* _What is needed_
Skip every image and restate the data word for word.

— Start Supplied data —

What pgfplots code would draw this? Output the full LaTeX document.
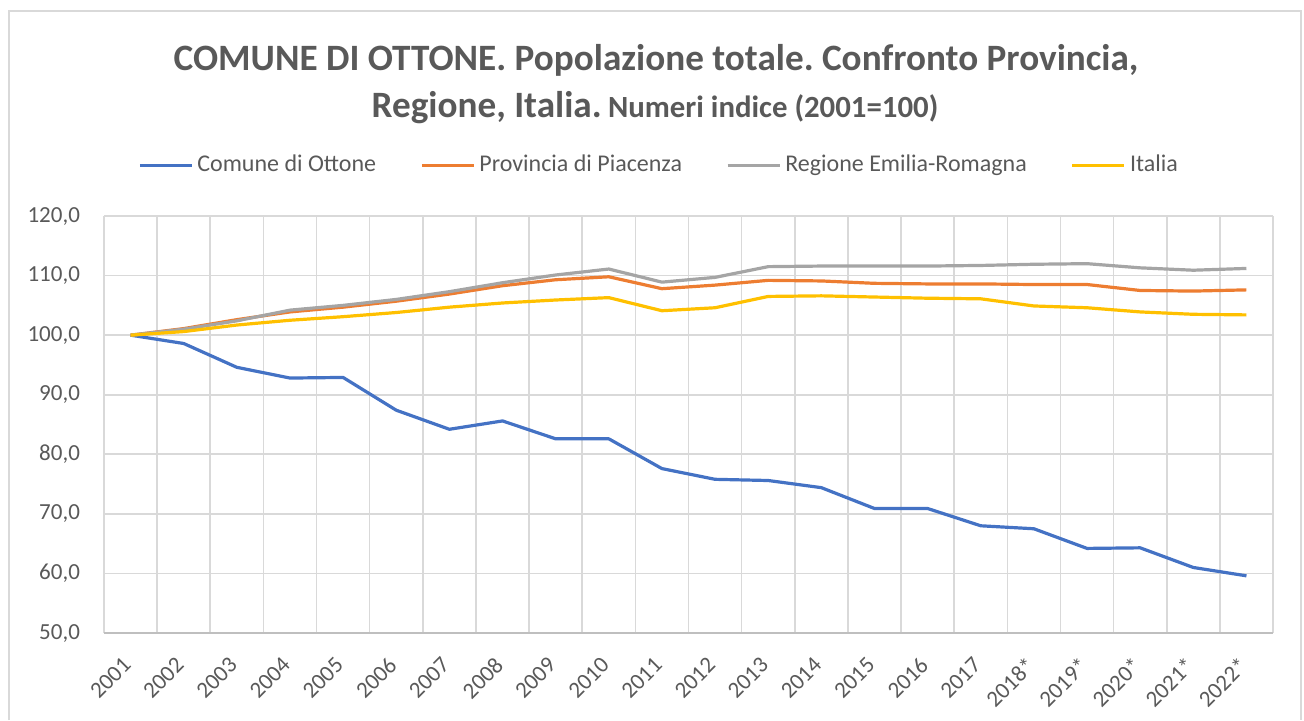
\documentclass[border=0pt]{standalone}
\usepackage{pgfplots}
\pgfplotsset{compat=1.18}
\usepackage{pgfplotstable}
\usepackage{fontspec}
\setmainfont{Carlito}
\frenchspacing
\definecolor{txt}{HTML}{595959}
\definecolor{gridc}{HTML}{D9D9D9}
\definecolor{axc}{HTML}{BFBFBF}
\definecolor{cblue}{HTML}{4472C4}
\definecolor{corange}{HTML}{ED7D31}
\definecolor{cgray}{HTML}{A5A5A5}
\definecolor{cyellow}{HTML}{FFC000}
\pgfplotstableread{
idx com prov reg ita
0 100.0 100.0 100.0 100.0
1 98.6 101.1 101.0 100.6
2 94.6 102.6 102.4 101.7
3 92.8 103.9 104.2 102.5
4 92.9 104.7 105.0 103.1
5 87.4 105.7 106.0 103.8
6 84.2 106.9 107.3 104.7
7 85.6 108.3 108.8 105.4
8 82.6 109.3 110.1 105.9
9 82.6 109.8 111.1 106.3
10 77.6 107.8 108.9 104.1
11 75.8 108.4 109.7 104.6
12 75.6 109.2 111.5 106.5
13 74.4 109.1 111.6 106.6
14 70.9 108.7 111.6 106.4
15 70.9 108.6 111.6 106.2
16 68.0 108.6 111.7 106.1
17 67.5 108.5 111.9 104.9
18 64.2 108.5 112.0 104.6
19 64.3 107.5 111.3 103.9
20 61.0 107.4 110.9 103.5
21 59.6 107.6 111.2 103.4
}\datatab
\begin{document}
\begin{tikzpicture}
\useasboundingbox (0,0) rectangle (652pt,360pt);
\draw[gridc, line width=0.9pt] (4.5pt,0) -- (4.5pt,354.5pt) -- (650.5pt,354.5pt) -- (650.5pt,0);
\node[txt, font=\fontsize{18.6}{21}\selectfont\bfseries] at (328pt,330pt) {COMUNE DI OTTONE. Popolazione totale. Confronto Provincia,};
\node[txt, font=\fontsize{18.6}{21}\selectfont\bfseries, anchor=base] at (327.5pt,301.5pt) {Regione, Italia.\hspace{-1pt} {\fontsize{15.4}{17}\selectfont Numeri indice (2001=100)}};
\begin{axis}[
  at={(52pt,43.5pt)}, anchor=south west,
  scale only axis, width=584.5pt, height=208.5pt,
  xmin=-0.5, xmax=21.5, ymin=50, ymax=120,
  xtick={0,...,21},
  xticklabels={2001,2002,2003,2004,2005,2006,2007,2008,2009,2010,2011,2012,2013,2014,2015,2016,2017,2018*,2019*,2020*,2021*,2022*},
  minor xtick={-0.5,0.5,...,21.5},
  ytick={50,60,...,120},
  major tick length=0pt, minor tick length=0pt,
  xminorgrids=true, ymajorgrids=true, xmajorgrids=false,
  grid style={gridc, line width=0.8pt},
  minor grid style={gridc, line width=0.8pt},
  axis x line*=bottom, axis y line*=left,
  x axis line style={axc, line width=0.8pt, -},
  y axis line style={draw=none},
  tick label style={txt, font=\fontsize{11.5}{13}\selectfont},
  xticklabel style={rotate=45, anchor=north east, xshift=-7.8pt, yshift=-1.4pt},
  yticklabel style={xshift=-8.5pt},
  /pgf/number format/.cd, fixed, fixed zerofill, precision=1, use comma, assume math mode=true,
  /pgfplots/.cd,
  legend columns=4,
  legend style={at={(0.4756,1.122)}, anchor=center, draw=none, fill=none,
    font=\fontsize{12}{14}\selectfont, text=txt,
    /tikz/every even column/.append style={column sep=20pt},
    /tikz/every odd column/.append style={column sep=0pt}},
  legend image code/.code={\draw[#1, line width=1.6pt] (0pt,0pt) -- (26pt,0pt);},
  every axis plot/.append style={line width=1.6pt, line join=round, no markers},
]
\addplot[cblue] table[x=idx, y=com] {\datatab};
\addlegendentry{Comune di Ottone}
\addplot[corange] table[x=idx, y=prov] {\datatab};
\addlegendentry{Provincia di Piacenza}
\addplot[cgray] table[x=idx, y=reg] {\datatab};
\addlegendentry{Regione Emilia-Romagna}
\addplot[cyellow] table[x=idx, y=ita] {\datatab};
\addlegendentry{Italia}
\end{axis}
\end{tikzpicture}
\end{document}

— End Supplied data —

* _Written solution_
What pgfplots code would draw this? Output the full LaTeX document.
\documentclass[border=0pt]{standalone}
\usepackage{pgfplots}
\pgfplotsset{compat=1.18}
\usepackage{pgfplotstable}
\usepackage{fontspec}
\setmainfont{Carlito}
\frenchspacing
\definecolor{txt}{HTML}{595959}
\definecolor{gridc}{HTML}{D9D9D9}
\definecolor{axc}{HTML}{BFBFBF}
\definecolor{cblue}{HTML}{4472C4}
\definecolor{corange}{HTML}{ED7D31}
\definecolor{cgray}{HTML}{A5A5A5}
\definecolor{cyellow}{HTML}{FFC000}
\pgfplotstableread{
idx com prov reg ita
0 100.0 100.0 100.0 100.0
1 98.6 101.1 101.0 100.6
2 94.6 102.6 102.4 101.7
3 92.8 103.9 104.2 102.5
4 92.9 104.7 105.0 103.1
5 87.4 105.7 106.0 103.8
6 84.2 106.9 107.3 104.7
7 85.6 108.3 108.8 105.4
8 82.6 109.3 110.1 105.9
9 82.6 109.8 111.1 106.3
10 77.6 107.8 108.9 104.1
11 75.8 108.4 109.7 104.6
12 75.6 109.2 111.5 106.5
13 74.4 109.1 111.6 106.6
14 70.9 108.7 111.6 106.4
15 70.9 108.6 111.6 106.2
16 68.0 108.6 111.7 106.1
17 67.5 108.5 111.9 104.9
18 64.2 108.5 112.0 104.6
19 64.3 107.5 111.3 103.9
20 61.0 107.4 110.9 103.5
21 59.6 107.6 111.2 103.4
}\datatab
\begin{document}
\begin{tikzpicture}
\useasboundingbox (0,0) rectangle (652pt,360pt);
\draw[gridc, line width=0.9pt] (4.5pt,0) -- (4.5pt,354.5pt) -- (650.5pt,354.5pt) -- (650.5pt,0);
\node[txt, font=\fontsize{18.6}{21}\selectfont\bfseries] at (328pt,330pt) {COMUNE DI OTTONE. Popolazione totale. Confronto Provincia,};
\node[txt, font=\fontsize{18.6}{21}\selectfont\bfseries, anchor=base] at (327.5pt,301.5pt) {Regione, Italia.\hspace{-1pt} {\fontsize{15.4}{17}\selectfont Numeri indice (2001=100)}};
\begin{axis}[
  at={(52pt,43.5pt)}, anchor=south west,
  scale only axis, width=584.5pt, height=208.5pt,
  xmin=-0.5, xmax=21.5, ymin=50, ymax=120,
  xtick={0,...,21},
  xticklabels={2001,2002,2003,2004,2005,2006,2007,2008,2009,2010,2011,2012,2013,2014,2015,2016,2017,2018*,2019*,2020*,2021*,2022*},
  minor xtick={-0.5,0.5,...,21.5},
  ytick={50,60,...,120},
  major tick length=0pt, minor tick length=0pt,
  xminorgrids=true, ymajorgrids=true, xmajorgrids=false,
  grid style={gridc, line width=0.8pt},
  minor grid style={gridc, line width=0.8pt},
  axis x line*=bottom, axis y line*=left,
  x axis line style={axc, line width=0.8pt, -},
  y axis line style={draw=none},
  tick label style={txt, font=\fontsize{11.5}{13}\selectfont},
  xticklabel style={rotate=45, anchor=north east, xshift=-7.8pt, yshift=-1.4pt},
  yticklabel style={xshift=-8.5pt},
  /pgf/number format/.cd, fixed, fixed zerofill, precision=1, use comma, assume math mode=true,
  /pgfplots/.cd,
  legend columns=4,
  legend style={at={(0.4756,1.122)}, anchor=center, draw=none, fill=none,
    font=\fontsize{12}{14}\selectfont, text=txt,
    /tikz/every even column/.append style={column sep=20pt},
    /tikz/every odd column/.append style={column sep=0pt}},
  legend image code/.code={\draw[#1, line width=1.6pt] (0pt,0pt) -- (26pt,0pt);},
  every axis plot/.append style={line width=1.6pt, line join=round, no markers},
]
\addplot[cblue] table[x=idx, y=com] {\datatab};
\addlegendentry{Comune di Ottone}
\addplot[corange] table[x=idx, y=prov] {\datatab};
\addlegendentry{Provincia di Piacenza}
\addplot[cgray] table[x=idx, y=reg] {\datatab};
\addlegendentry{Regione Emilia-Romagna}
\addplot[cyellow] table[x=idx, y=ita] {\datatab};
\addlegendentry{Italia}
\end{axis}
\end{tikzpicture}
\end{document}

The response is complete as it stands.